**Given exercise**
For the material that follows, list every line containing the word "Generate".

**Data for this exercise**
===

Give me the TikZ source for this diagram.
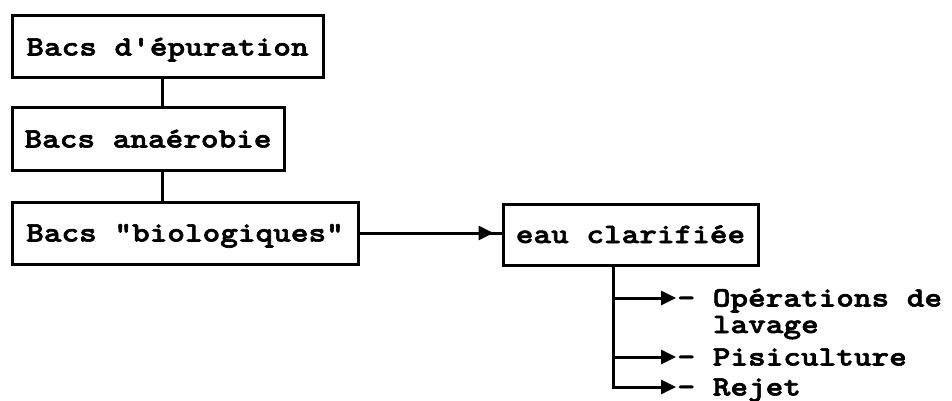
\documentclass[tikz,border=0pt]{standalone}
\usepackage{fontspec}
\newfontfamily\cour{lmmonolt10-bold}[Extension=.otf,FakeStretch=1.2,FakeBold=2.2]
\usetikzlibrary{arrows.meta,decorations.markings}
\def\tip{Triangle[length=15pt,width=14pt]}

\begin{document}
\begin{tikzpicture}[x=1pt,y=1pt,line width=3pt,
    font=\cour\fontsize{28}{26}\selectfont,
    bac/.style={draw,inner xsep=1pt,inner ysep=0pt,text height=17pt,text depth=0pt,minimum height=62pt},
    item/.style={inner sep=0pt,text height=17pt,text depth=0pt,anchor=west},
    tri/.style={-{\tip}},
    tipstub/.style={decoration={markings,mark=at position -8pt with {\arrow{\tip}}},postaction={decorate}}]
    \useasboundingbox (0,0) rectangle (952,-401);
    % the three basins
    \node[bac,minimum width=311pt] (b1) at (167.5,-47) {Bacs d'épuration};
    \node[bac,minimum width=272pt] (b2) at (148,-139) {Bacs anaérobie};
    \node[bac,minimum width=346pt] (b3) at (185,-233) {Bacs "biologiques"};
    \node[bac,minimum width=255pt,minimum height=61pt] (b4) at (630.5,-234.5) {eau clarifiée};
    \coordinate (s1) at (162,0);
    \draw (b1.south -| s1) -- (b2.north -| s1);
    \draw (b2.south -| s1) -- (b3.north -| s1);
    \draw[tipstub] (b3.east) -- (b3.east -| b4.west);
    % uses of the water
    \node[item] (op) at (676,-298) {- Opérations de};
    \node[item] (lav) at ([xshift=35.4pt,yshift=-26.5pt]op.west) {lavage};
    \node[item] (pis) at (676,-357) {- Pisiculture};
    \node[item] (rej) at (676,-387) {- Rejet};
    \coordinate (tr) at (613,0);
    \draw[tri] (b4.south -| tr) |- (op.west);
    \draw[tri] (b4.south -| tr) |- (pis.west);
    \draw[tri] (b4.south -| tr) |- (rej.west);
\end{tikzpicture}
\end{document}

===

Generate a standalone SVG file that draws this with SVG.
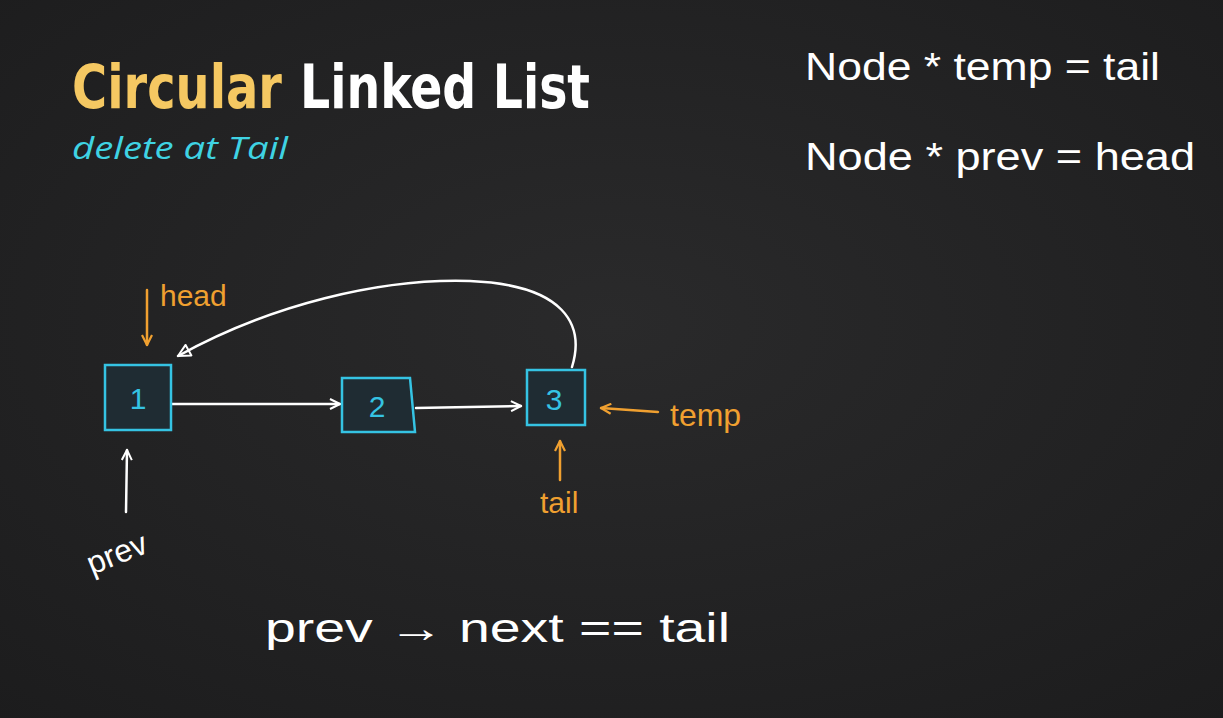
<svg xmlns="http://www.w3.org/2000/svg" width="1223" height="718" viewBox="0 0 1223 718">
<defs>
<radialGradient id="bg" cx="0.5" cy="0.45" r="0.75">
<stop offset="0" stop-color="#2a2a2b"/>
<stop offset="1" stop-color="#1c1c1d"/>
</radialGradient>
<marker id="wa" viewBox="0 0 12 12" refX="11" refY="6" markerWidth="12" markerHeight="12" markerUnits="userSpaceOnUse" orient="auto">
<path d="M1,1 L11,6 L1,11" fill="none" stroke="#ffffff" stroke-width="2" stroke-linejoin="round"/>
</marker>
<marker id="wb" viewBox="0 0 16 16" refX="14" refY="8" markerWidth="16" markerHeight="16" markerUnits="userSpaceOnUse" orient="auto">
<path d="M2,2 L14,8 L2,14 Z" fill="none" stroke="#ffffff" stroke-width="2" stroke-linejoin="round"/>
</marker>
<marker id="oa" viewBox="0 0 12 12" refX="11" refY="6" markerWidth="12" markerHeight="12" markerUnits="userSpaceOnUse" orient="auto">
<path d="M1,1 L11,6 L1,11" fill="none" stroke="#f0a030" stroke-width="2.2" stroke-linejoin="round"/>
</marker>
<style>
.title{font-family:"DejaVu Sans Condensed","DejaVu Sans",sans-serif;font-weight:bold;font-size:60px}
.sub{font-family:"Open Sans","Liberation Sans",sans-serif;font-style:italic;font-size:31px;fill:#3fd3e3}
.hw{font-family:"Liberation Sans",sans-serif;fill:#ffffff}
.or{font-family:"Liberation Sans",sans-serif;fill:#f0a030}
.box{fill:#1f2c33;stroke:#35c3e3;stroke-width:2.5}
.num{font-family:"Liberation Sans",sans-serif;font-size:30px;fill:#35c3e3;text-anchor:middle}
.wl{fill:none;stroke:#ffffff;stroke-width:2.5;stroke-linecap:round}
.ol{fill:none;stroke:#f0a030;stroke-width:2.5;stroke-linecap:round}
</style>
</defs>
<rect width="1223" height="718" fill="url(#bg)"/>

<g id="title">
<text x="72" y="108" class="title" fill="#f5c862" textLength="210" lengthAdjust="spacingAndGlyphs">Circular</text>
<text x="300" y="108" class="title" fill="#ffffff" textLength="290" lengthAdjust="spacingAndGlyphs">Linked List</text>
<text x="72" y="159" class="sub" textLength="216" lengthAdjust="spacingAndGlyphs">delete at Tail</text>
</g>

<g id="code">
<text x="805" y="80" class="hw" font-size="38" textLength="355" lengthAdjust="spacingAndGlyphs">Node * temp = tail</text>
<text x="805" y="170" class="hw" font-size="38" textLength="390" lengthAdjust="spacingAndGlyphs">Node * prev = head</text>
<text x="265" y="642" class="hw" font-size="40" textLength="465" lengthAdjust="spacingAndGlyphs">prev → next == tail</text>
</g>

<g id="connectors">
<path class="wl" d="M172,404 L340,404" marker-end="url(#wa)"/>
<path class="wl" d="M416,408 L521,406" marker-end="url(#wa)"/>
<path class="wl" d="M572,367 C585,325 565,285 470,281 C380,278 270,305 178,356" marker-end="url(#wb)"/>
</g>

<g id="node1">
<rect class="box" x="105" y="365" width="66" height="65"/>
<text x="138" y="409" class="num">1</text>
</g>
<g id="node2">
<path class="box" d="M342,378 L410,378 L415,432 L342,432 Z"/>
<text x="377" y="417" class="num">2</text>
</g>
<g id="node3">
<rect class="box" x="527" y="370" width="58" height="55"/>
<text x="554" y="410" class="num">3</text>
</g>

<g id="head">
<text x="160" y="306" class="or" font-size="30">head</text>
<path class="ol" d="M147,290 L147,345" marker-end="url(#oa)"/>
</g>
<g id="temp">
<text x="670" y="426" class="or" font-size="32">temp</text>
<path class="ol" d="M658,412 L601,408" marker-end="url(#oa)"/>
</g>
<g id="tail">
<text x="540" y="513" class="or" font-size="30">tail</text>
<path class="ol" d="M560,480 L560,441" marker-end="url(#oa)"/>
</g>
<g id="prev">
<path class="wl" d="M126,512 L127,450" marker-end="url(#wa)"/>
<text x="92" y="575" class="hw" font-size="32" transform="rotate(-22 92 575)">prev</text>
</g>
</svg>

===

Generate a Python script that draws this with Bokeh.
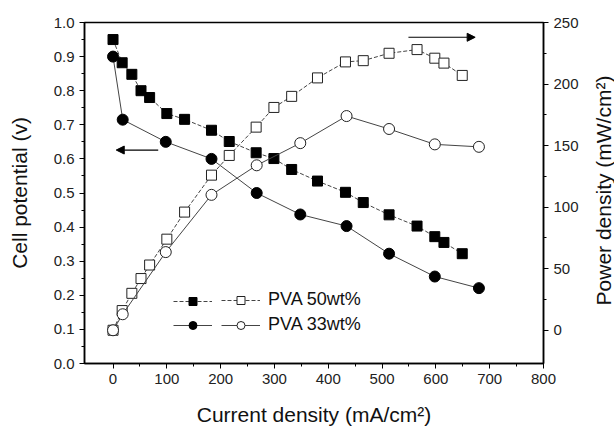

===

**Full answer**
Generate a standalone SVG file that draws this with SVG.
Generate a Python script that draws this with Bokeh.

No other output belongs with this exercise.